Shame vs honor is only a matter of degree, as we wrote in our blogpost "The real issue is, whom do we select as our peers":
The importance of being noticed makes the world go 'round, from al-Queda types who intimidate through cold-blooded murder of innocents to impress their "brothers," to internet hackers who wreak havoc amongst online innocents to impress their own fellow travelers. On the good side, each one of us seeks, through our accomplishments, to earn a place of honor among our peers. The real issue is, whom do we select as our peers.
If not as our peers, we choose the Founding Fathers to give the last word, as cited by David B. Kopel in today's WSJ:
The founder of the University of Virginia, Thomas Jefferson, understood the harms resulting from the type of policy created at Virginia Tech. In his "Commonplace Book," Jefferson copied a passage from Cesare Beccaria, the founder of criminology, which was as true on Monday as it always has been:
"Laws that forbid the carrying of arms . . . disarm only those who are neither inclined nor determined to commit crimes . . . Such laws make things worse for the assaulted and better for the assailants; they serve rather to encourage than to prevent homicides, for an unarmed man may be attacked with greater confidence than an armed man."
Like our fellow citizens who insist on building their homes on flood plains, only to see them swept away during periodic torrential rains like we had here in New England earlier this week, those who blame arms and not human nature for what happened at Blacksburg are deaf and dumb to the lessons of history and natural history.
It couldn't have been explained simpler and clearer than you have done. People kill, not guns. I had three for sixty-seven years and they have failed to kill man nor beast. However don't break into my house because they might take it upon themselves to kill.
Posted by: goomp | April 18, 2007 at 07:04 PM
so happpy to see you have such fine traffic.
congrats on your 800,000 th and hoping for many more.
cause it brings hope for folks like myself, that there are so many reading SISU.
Posted by: hnav | April 19, 2007 at 05:03 AM
Woot! Congrats on the 800K mark!
Part of the problem I see, with all this hindsight, is that America is still (yes, even now) "land of the free". It's also a country where most people don't live around immediate family and friends who have known them for years.
This means that we are reluctant to interfere in the lives of people like the VT killer. Even teachers don't know their pupils well enough to feel that they can press the university to take action when all you have is the feeling that this person scares you.
After all, if you step aside from all the hysteria, the last time we had a campus shooting of any magnitude was in 1966... 41 years ago! That's a very very long time. So, unless it becomes the rage among college students - should we change how students are dealt with because of one person who was clearly insane? Because you know what will happen... people who are simply deemed "not sociable enough" will be looked upon with suspicion and have to jump through hoops to prove that they aren't going to go out and kill off their classmates.
I guess people are okay with that... until it happens to them. Then they won't like it. Or, what if a teacher takes a dislike to a student (not an unknown occurrence - consider the Duke rape case...) how much easier would it be for that teacher to completely ruin a student's reputation for the rest of his life.

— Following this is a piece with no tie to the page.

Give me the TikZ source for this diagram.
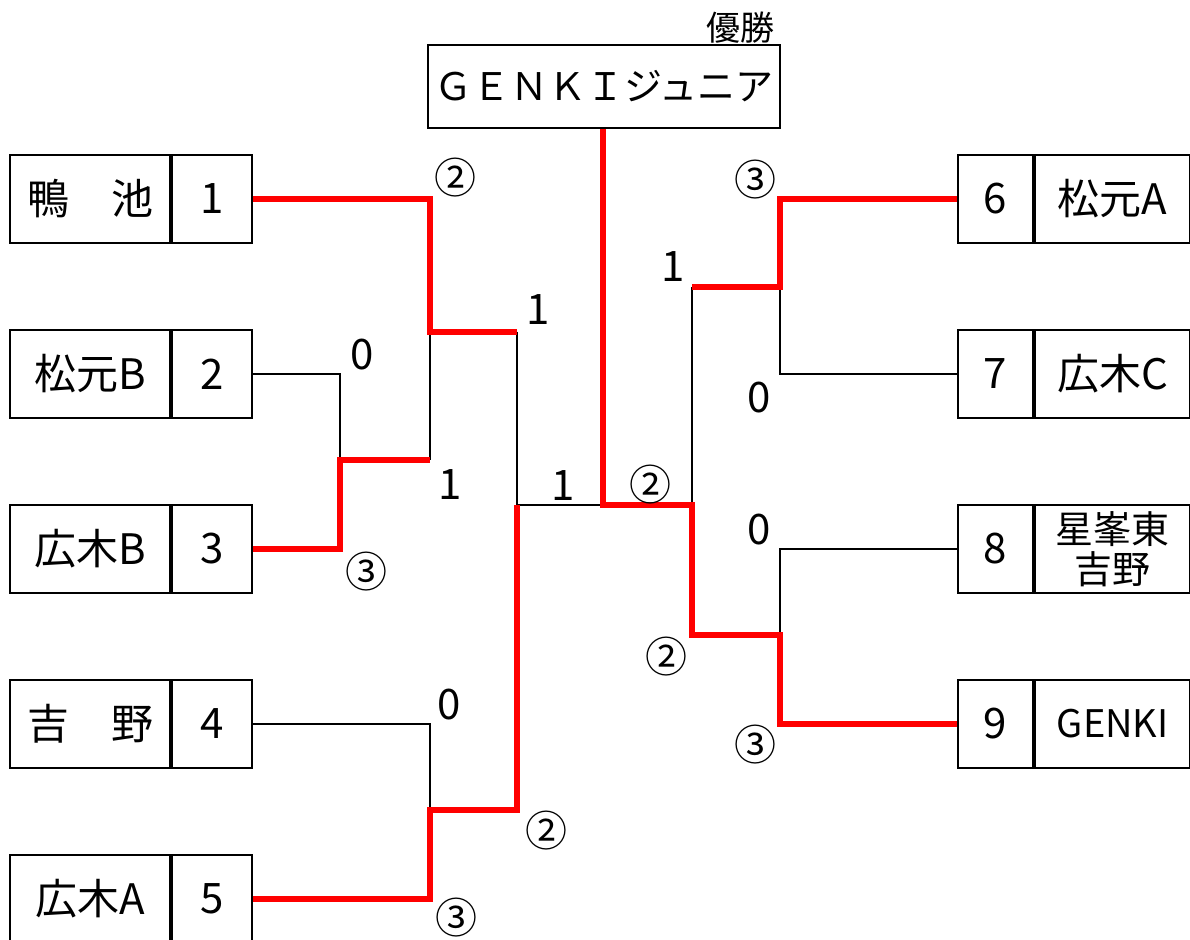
\documentclass[tikz,border=0pt]{standalone}
\usepackage{fontspec}
\setmainfont{Noto Sans CJK JP}
\usetikzlibrary{positioning}

\begin{document}
\begin{tikzpicture}
[
x=0.5pt, y=-0.5pt,
node distance=0pt and 0pt,
cell/.style={draw, line width=1.1pt, inner sep=0pt, minimum height=44pt, align=center, font=\fontsize{21pt}{24pt}\selectfont},
namecell/.style={cell, minimum width=80pt},
numcell/.style={cell, minimum width=40pt},
rnamecell/.style={cell, minimum width=77.5pt},
rnumcell/.style={cell, minimum width=37.5pt},
score/.style={inner sep=0pt, font=\fontsize{21pt}{24pt}\selectfont},
loseline/.style={line width=1pt},
winline/.style={red, line width=3pt},
]
\useasboundingbox (0,0) rectangle (1190,940);

% left teams
\node (t1) [namecell] at (90,199) {鴨　池};
\node (n1) [numcell, right=of t1] {1};
\node (t2) [namecell] at (90,374) {松元B};
\node (n2) [numcell, right=of t2] {2};
\node (t3) [namecell] at (90,549) {広木B};
\node (n3) [numcell, right=of t3] {3};
\node (t4) [namecell] at (90,724) {吉　野};
\node (n4) [numcell, right=of t4] {4};
\node (t5) [namecell] at (90,899) {広木A};
\node (n5) [numcell, right=of t5] {5};

% right teams
\node (n6) [rnumcell] at (995.5,199) {6};
\node (t6) [rnamecell, right=of n6] {松元A};
\node (n7) [rnumcell] at (995.5,374) {7};
\node (t7) [rnamecell, right=of n7] {広木C};
\node (n8) [rnumcell] at (995.5,549) {8};
\node (t8) [rnamecell, right=of n8, font=\fontsize{19pt}{20pt}\selectfont] {星峯東\\吉野};
\node (n9) [rnumcell] at (995.5,724) {9};
\node (t9) [rnamecell, right=of n9, font=\fontsize{19pt}{22pt}\selectfont] {GENKI};

% champion
\node (champ) [cell, minimum width=176pt, minimum height=41.5pt, font=\fontsize{19pt}{22pt}\selectfont] at (604,86.5) {ＧＥＮＫＩジュニア};
\node (win) [score, font=\fontsize{17pt}{20pt}\selectfont] at (740,28) {優勝};

% match points
\coordinate (m23) at (340,460);
\coordinate (m1) at (430,332);
\coordinate (m45) at (430,810);
\coordinate (mL) at (517,505);
\coordinate (fin) at (603,505);
\coordinate (mR) at (692,505);
\coordinate (m67) at (780,287);
\coordinate (m89) at (780,635);

% losing lines
\draw [loseline] (n2.east) -| (m23);
\draw [loseline] (m23 -| m1) -- (m1);
\draw [loseline] (m1 -| mL) -- (mL) -- (fin);
\draw [loseline] (n4.east) -| (m45);
\draw [loseline] (mR) -- (mR |- m67);
\draw [loseline] (n7.west) -| (m67);
\draw [loseline] (n8.west) -| (m89);

% winning lines
\draw [winline] (n3.east) -| (m23) -- (m23 -| m1);
\draw [winline] (n1.east) -| (m1) -- (m1 -| mL);
\draw [winline] (n5.east) -| (m45) -- (m45 -| mL) -- (mL);
\draw [winline] (n6.west) -| (m67) -- (m67 -| mR);
\draw [winline] (fin |- champ.south) -- (fin) -- (mR) |- (m89) |- (n9.west);

% scores
\node (s1) [score] at (455,178) {②};
\node (s2) [score] at (362,355) {0};
\node (s23) [score] at (450,485) {1};
\node (s3) [score] at (366,572) {③};
\node (s1b) [score] at (538,310) {1};
\node (sL) [score] at (563,486) {1};
\node (sR) [score] at (650,485) {②};
\node (s4) [score] at (449,705) {0};
\node (s45) [score] at (546,831) {②};
\node (s5) [score] at (456,918) {③};
\node (s6) [score] at (755,180) {③};
\node (s67) [score] at (673,267) {1};
\node (s7) [score] at (759,398) {0};
\node (s8) [score] at (759,530) {0};
\node (s89) [score] at (666,657) {②};
\node (s9) [score] at (755,745) {③};
\end{tikzpicture}
\end{document}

The problem is we are dealing with widely varied personalities. We will never ever be able to out think the next homicidal maniac. It just won't happen. Therefore, we'd be far better off training people on how to deal with emergencies. Letting teachers do concealed carry if they qualify - students too (not everyone qualifies of course). But if you have even 1% of the teacher-student population - ready to react to a bad situation - the loss of life decreases tremendously.